With the Rio+20 United Nations Conference on Sustainable Development on the horizon next month, several development experts are offering up their opinions on what "sustainability" actually means.
Check out some of their thoughts about how poverty reduction must be tackled by paying attention to increasing capacity, resilience and innovation.
The Guardian’s Poverty Matters Blog writes that sustainable development is a multi-pronged process:
Sustainable development tackles affluence and excess, not just poverty, and it is the high-income countries that most need to alter their resource use (with a gradually increasing burden of responsibility on middle-income countries, especially the largest ones).
Technological advance, perhaps more than anything else, has led to rapid reductions in poverty.
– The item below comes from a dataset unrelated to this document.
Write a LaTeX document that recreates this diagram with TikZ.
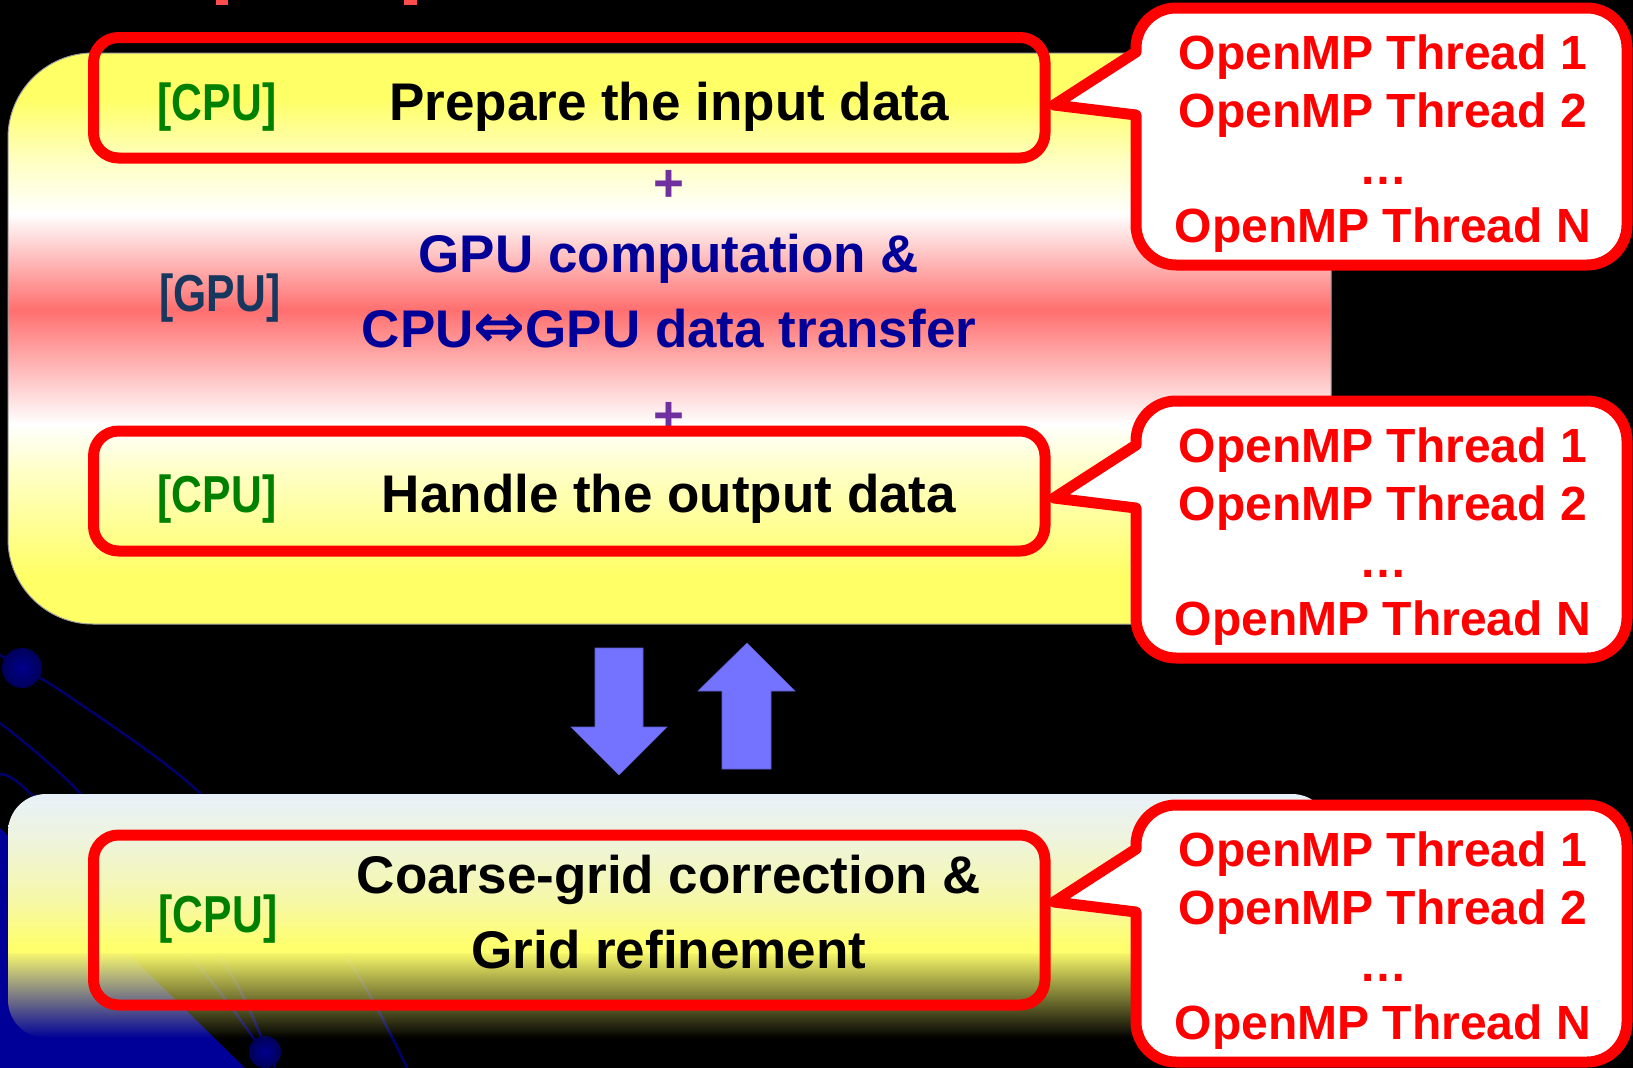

Investing more in research could lead to technological solutions to poverty and sustainability problems becoming more rapidly and openly available.
There is a serious danger that poor countries may come under pressure to compromise on poverty reduction objectives for the sake of the planet...[yet] the poorest countries should follow whatever path best brings them out of poverty, including engaging in dirty growth if that means eradicating poverty faster.
Former New Zealand Prime Minister and current United Nations Development Program administrator Helen Clark writes that building resilient communities is the core of sustainable development.
Sustainable development based on resilience calls for developing the capacity of the poor to overcome challenges.
Sustainable development isn’t only about the environment. It isn’t just for governments, and it isn’t just about now.